Comparative analyses and annotation of functional categories

Statistics of JGI genome assemblies (i.e., N50, number of genes and scaffolds, and genome size) were obtained from Mycocosm (mycocosm.jgi.doe.gov). Genome completeness with single-copy orthologues was calculated using BUSCO v3.0.2, with odb9 using default parameters85. Secretomes were predicted as described in Pellegrin et al.. We compared the different categories of secreted proteins (e.g., CAZymes, lipases, and proteases) according to their lifestyle. Note that the comparisons of genomes are based on analyses of haploid genomes. P values were estimated from nonparametric multiple comparisons based on the generalized Campbell and Skillings’ procedure with the function gao_cs in R package nparcomp86. Distributions with the mean of the total count and statistically significant ecological groups (lifestyles; P < 0.05) were determined. Genomic features (e.g., genome size and TE coverage) were statistically compared between fungal lifestyles based on the GLS procedure with the Brownian motion model for random evolution, using R package nlme with the function gls87. Output files generated were combined and visualized with a series of custom R scripts, Proteomic Information Navigated Genomic Outlook (PRINGO), incorporating R graphic packages ggplot2, ggtree, egg, and ggpubr88,89,90,91. The coverage of TEs in genomes was calculated and visualized, using a custom pipeline named Transposon Identification Nominative Genome Overview (TINGO)27.

We determined the proportion of variances in genomic features explained by fungal ecological groups, and phylogenetic distances of 61 and 51 species from Basidiomycota and Ascomycota, respectively. Phylogenetic trees were converted into evolutionary distances of species with R package ape92. Genomic features (i.e., TE coverage, genome size, and predicted secreted proteins) were converted into numerical distances for PERMANOVA according to the workflow using R package vegan93,94. Significantly different variables were examined (P value <0.05; PERMANOVA; variables ~ phylogeny + ecology). Significant differences among the fungal ecological groups were tested using pair-wise PERMANOVA with R package RVAideMemoire95.
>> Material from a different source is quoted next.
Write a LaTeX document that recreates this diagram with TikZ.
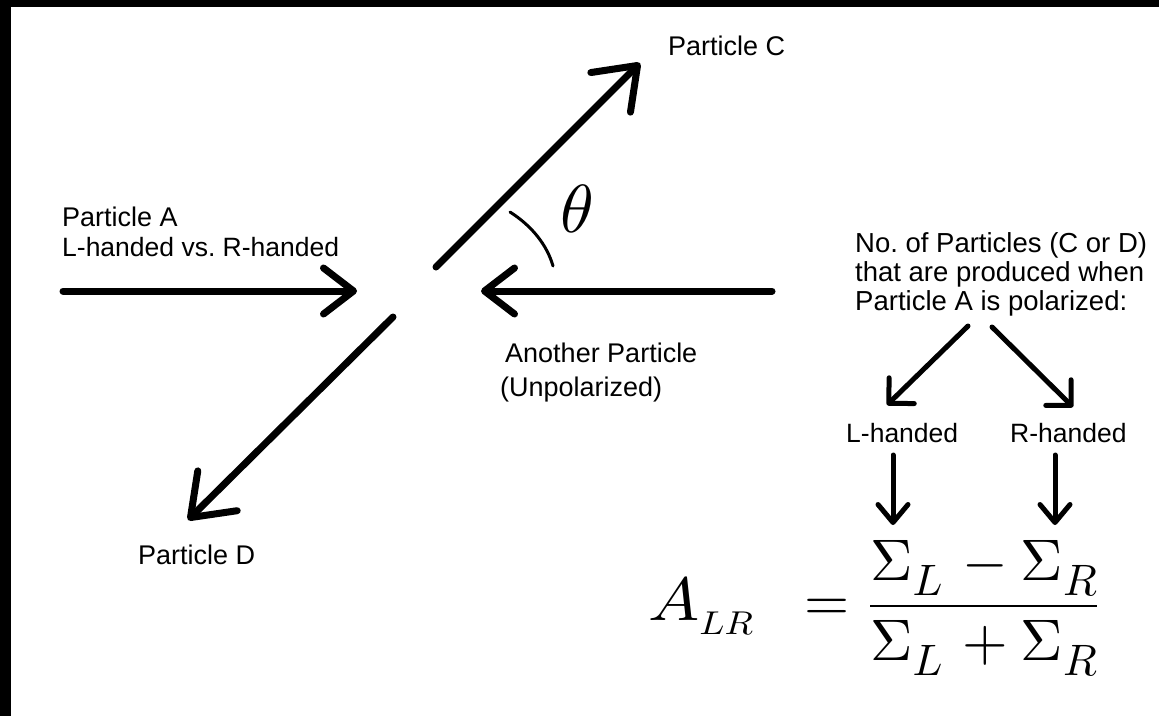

Since the 5′ and 3′ LTR of LTR retrotransposons are identical upon insertion, we estimated their time since insertion using the number of substitutions that occur between the two LTRs as described in Castanera et al.96. The list of softwares and R packages is provided in Supplementary Dataset 15. 

Reporting summary

Further information on research design is available in the Nature Research Reporting Summary linked to this article.